▶ **What is expected**
Please print exactly the lines below, from the start of the material up to and including the line with "Fragmentation/Field</div>", but none of the pictures.
*-*-*
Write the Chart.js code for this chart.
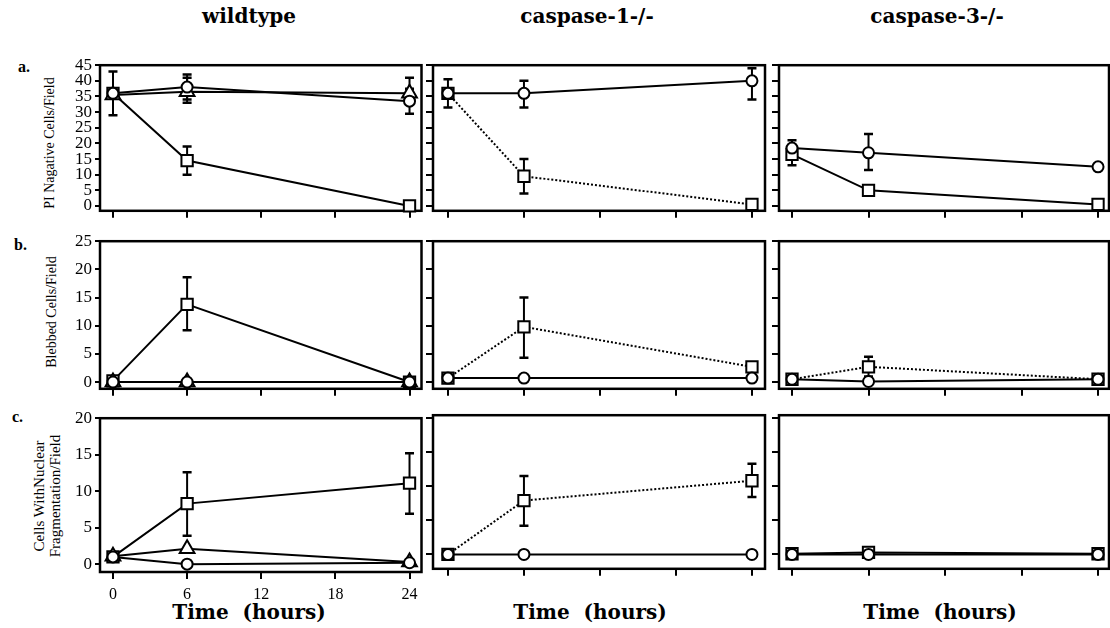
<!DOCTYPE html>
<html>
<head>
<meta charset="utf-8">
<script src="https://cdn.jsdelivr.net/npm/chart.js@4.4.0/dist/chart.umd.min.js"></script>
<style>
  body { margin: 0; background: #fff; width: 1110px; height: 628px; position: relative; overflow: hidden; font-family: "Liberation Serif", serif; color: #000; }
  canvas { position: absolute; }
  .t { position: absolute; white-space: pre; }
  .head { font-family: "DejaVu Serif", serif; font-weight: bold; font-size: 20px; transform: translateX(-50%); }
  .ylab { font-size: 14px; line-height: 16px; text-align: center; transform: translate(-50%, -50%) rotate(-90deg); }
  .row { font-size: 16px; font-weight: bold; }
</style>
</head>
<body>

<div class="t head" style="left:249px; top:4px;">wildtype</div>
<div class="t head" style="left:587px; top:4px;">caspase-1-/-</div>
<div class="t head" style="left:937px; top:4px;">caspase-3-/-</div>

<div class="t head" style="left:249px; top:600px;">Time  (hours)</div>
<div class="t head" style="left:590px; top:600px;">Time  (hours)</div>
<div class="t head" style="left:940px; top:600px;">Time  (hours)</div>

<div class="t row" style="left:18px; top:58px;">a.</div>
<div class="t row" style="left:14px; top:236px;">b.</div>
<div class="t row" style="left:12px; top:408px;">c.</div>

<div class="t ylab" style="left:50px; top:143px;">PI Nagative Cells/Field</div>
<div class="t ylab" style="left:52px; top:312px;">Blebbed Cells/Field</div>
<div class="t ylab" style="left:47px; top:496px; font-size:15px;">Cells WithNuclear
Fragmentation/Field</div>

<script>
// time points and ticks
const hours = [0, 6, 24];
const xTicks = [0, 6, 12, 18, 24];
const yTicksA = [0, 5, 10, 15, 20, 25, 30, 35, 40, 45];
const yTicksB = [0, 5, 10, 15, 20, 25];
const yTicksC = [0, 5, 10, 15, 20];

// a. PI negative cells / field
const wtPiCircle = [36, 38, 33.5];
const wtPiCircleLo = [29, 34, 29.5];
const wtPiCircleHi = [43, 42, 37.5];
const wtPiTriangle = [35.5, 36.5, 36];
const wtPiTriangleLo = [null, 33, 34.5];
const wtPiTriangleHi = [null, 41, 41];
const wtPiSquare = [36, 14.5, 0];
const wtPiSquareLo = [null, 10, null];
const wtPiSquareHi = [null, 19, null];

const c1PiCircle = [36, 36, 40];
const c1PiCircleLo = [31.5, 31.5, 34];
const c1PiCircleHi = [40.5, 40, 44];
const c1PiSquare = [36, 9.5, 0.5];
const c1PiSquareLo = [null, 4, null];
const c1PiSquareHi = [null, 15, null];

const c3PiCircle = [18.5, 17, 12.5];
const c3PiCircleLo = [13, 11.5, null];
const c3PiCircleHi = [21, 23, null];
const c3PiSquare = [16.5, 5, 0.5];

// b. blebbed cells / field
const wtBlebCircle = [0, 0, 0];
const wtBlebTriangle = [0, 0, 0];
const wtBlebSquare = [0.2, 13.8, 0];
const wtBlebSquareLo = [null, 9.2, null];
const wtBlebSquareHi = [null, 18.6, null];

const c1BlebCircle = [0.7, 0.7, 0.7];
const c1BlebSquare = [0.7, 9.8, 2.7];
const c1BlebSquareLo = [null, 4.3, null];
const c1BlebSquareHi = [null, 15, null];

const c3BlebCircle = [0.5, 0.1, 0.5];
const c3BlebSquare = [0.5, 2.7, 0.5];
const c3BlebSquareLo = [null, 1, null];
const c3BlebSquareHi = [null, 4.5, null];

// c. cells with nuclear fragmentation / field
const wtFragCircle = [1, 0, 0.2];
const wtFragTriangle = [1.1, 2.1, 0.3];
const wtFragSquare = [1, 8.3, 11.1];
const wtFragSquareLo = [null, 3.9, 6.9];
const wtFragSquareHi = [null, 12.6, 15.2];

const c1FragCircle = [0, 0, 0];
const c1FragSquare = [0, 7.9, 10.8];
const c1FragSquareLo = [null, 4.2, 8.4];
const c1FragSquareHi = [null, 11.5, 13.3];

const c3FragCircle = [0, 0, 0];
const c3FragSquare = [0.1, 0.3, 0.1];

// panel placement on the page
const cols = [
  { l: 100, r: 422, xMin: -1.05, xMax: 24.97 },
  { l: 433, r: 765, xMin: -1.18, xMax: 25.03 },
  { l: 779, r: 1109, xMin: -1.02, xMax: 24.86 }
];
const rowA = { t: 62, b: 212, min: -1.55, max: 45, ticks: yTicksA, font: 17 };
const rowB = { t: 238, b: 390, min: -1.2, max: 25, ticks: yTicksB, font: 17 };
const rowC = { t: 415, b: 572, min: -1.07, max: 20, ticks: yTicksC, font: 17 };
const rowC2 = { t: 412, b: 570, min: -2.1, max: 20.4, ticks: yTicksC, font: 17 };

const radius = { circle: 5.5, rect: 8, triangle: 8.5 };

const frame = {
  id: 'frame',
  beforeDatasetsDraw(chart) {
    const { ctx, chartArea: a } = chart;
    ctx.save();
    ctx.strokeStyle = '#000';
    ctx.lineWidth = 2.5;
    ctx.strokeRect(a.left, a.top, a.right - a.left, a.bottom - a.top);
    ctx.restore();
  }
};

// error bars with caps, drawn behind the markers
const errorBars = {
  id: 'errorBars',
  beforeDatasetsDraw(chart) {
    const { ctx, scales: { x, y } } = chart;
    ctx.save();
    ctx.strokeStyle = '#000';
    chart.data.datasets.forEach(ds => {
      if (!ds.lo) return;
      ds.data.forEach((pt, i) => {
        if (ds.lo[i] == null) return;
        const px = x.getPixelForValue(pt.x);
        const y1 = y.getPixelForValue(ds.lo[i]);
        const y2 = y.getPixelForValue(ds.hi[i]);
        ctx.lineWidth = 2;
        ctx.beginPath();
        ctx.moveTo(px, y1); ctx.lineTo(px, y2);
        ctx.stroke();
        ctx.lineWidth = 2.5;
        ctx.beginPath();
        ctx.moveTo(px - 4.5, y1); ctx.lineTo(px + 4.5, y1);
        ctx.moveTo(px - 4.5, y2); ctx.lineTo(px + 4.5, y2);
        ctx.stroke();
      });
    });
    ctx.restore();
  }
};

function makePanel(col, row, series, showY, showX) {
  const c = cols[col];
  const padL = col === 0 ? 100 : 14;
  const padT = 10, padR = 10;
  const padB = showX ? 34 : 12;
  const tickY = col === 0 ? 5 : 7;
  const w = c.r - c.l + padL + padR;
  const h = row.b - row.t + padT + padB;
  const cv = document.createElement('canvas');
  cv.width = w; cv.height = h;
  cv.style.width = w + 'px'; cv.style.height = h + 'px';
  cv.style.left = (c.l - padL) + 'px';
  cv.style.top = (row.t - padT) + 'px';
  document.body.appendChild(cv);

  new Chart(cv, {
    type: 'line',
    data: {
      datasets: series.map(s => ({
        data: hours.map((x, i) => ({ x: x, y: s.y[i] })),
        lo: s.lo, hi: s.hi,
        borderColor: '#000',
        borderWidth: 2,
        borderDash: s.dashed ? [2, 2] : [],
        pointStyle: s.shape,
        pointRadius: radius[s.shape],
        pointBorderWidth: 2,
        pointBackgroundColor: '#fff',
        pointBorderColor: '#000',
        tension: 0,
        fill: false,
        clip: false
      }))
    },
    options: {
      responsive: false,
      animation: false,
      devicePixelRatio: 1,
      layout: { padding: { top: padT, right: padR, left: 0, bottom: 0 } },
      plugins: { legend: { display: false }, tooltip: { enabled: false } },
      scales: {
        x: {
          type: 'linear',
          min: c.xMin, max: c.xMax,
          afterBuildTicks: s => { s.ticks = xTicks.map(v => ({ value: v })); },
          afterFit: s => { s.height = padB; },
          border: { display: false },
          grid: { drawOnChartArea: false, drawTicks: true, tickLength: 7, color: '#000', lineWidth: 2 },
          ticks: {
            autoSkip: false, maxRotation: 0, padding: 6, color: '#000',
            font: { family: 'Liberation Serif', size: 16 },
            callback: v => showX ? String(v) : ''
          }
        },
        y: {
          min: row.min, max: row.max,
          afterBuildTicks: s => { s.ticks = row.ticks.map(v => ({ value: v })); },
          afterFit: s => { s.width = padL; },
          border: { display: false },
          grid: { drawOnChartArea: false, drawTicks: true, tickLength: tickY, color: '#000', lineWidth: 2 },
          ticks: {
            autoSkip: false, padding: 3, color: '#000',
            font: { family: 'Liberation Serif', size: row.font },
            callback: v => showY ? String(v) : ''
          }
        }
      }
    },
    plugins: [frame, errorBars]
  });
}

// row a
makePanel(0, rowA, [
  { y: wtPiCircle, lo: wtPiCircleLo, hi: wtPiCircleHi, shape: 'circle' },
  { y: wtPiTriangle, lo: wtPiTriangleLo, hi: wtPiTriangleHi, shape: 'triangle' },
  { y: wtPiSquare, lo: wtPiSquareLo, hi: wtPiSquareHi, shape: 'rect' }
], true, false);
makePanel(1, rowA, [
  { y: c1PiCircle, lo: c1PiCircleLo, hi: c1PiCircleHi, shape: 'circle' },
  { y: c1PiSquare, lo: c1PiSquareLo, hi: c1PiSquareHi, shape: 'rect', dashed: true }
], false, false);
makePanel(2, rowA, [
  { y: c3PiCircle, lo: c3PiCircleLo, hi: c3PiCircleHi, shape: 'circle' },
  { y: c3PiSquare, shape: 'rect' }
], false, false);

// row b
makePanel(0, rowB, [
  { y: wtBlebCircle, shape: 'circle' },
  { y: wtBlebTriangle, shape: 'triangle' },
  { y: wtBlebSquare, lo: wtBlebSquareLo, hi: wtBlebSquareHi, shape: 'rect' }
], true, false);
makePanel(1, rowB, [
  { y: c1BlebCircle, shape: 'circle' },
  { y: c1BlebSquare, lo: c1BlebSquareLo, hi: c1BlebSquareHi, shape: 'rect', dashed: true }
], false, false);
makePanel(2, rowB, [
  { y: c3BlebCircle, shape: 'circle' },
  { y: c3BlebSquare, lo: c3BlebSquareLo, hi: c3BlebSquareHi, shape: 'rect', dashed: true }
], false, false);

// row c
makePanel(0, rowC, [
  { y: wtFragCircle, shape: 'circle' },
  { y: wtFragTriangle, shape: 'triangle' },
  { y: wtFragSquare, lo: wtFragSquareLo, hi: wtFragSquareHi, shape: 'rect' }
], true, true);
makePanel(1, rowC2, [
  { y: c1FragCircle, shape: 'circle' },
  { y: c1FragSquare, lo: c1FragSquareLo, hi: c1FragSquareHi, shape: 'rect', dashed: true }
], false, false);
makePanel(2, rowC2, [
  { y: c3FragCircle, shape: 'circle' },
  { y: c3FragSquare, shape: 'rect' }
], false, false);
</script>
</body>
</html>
*-*-*
▶ **Expected answer**
Write the Chart.js code for this chart.
<!DOCTYPE html>
<html>
<head>
<meta charset="utf-8">
<script src="https://cdn.jsdelivr.net/npm/chart.js@4.4.0/dist/chart.umd.min.js"></script>
<style>
  body { margin: 0; background: #fff; width: 1110px; height: 628px; position: relative; overflow: hidden; font-family: "Liberation Serif", serif; color: #000; }
  canvas { position: absolute; }
  .t { position: absolute; white-space: pre; }
  .head { font-family: "DejaVu Serif", serif; font-weight: bold; font-size: 20px; transform: translateX(-50%); }
  .ylab { font-size: 14px; line-height: 16px; text-align: center; transform: translate(-50%, -50%) rotate(-90deg); }
  .row { font-size: 16px; font-weight: bold; }
</style>
</head>
<body>

<div class="t head" style="left:249px; top:4px;">wildtype</div>
<div class="t head" style="left:587px; top:4px;">caspase-1-/-</div>
<div class="t head" style="left:937px; top:4px;">caspase-3-/-</div>

<div class="t head" style="left:249px; top:600px;">Time  (hours)</div>
<div class="t head" style="left:590px; top:600px;">Time  (hours)</div>
<div class="t head" style="left:940px; top:600px;">Time  (hours)</div>

<div class="t row" style="left:18px; top:58px;">a.</div>
<div class="t row" style="left:14px; top:236px;">b.</div>
<div class="t row" style="left:12px; top:408px;">c.</div>

<div class="t ylab" style="left:50px; top:143px;">PI Nagative Cells/Field</div>
<div class="t ylab" style="left:52px; top:312px;">Blebbed Cells/Field</div>
<div class="t ylab" style="left:47px; top:496px; font-size:15px;">Cells WithNuclear
Fragmentation/Field</div>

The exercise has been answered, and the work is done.